Россиянин дал интервью «Больше!».
– В Мадриде у тебя была ужасная инфекция, перед азиатской серией произошло еще одно не очень приятное событие (Рублев рассказал, что ему чуть не ампутировали яичко – Спортс’‘). У тебя есть ответы внутри себя, почему это происходит с твоим телом?
– Да. Ответы есть. Я их не скажу.
– Это связано с твоим ментальным состоянием?
– Да. Я знаю, почему это происходит. Но я конкретно не скажу причину. Я понимаю, и это самое главное.
– Как к тебе пришла мысль рассказать, что ты чуть не потерял яичко?
– Может быть, и глупо, что я так сделал, я не знаю (смеется). С одной стороны, как будто и дурак. А с другой стороны – мы все простые, обычные люди, у каждого в теле дохренище своих проблем. Пусть видят, что у всех они есть.
– Почему ты не стесняешься?
– Наверное, стесняюсь и стеснялся.
– Что происходит с твоей головой? Цитата: «У меня развилось биполярное расстройство, но я сам все это запустил».
– Ну нет, это вырвано.
– Тебе никто не ставил этот диагноз?
– Нет, это вырвано из контекста. Я давал интервью в начале года на английском. Суть в том, что я там говорил, что в один момент накрыло так, что просто уже не понимал, что происходит, как будто какая-то биполярка. Как пример.
Дальше это уже растащили на разные цитаты, либо как мне херово – хотя я не говорил о том, как мне херово. Просто что был этап, который я не выдерживал, и уже как будто шарики за ролики. Я просто еще не знал, как на английском сказать «шарики за ролики» – либо как «сходишь с ума», либо вот перевел как «биполярка» (улыбается). И дальше уже все растащили на цитаты и перевели на русский как есть.
– У тебя такого диагноза нет.
– А может и есть (улыбается).
– Тебе его не ставили.
Когда ты понял, что у тебя есть проблемы ментального характера?
– Всегда понимал. Но не понимал, почему и откуда. А потом понял.
Я был еще подростком, когда начал осознавать. Просто дальше постоянный анализировал, складывал какие-то квадратики, кубики, но все это было недостаточно. И, наверное, полная картинка пришла после разговора с Маратом [Сафиным] полгода назад.
– Какая для тебя эта картинка? Насколько тебе хорошо?

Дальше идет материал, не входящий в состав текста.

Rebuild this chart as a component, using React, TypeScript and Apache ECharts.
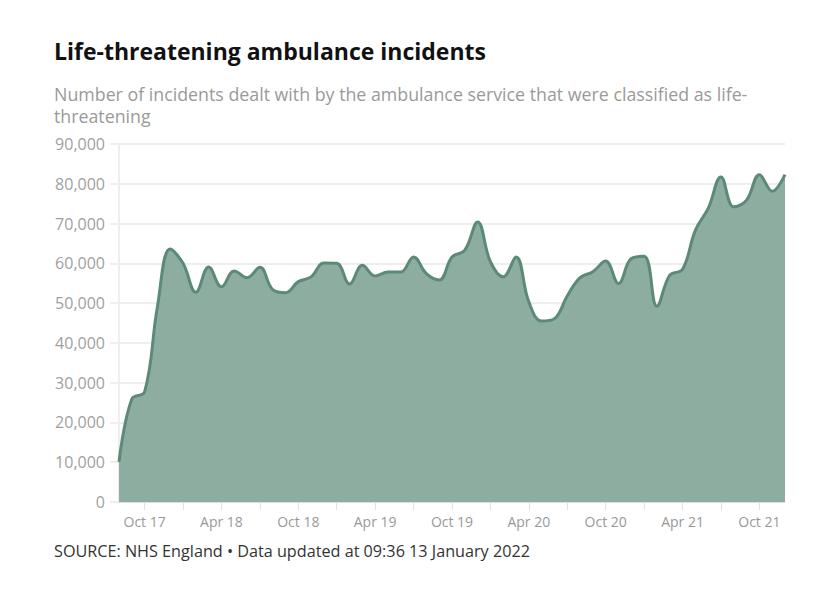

– Может, процентов на 30-40.
– Для среднестатистического человека фраза из того же интервью, что после «Уимблдона» ты не видел причин жить, совершенно...
– Ну это вырвано из контекста опять. Меня наоборот прикалывает, но я год мерю не месяцами, мне проще турнирами – и когда я по телефону говорил, мне проще было назвать турнир, чем какое это было время. Потому что у меня там июнь, июль, пофиг. В моменте на автомате сказал время года турниром.
Многие это поняли, что из-за матча или из-за результата – а это вообще не связано с теннисом. Связано только лично со мной. Все, что происходит на корте, связано со мной лично – либо с тем, что происходит, либо с тем, как я сложился. И все.
– Теннис – это как триггер, обнажает все проблемы?
– У каждого по-разному. Но у меня да, сложилось, что так – из-за того, как я рос, [думая], что теннис самое важное и главное в жизни. Что он выше всего, дороже всех жизней, то у меня и сформировалось, что каждый раз, когда я на корте, то это как жизнь или смерть.
Поэтому каждый раз, когда я играл, то уровень стресса и тревоги поднимались до пика, будто меня убивают. И этот стресс максимально выплескивается условно в борьбе за жизнь. У меня так случалось каждый раз, когда я выходил на корт. Поэтому в эти моменты уже ничего не видишь, не слышишь, у тебя выходит все, что внутри копишь.
– Это твоя мысль была, что теннис – это все?
– Нет, понятное дело, что воспитывали. Но это вообще здесь ни при чем, потому что я уже взрослый и осознанный. Смысл смотреть в прошлое. Тяжело сказать. Воспитывали бы по-другому – тяжело сказать, было бы по-другому, может, я вообще бы не заиграл.
Хотелось конкретно результат, чтобы я заиграл в теннис. Все для этого делалось, и я заиграл. В детстве мне нравилось играть в теннис, и другого плана в моей голове не было. Я не мог себе представить, что я делаю что-то другое.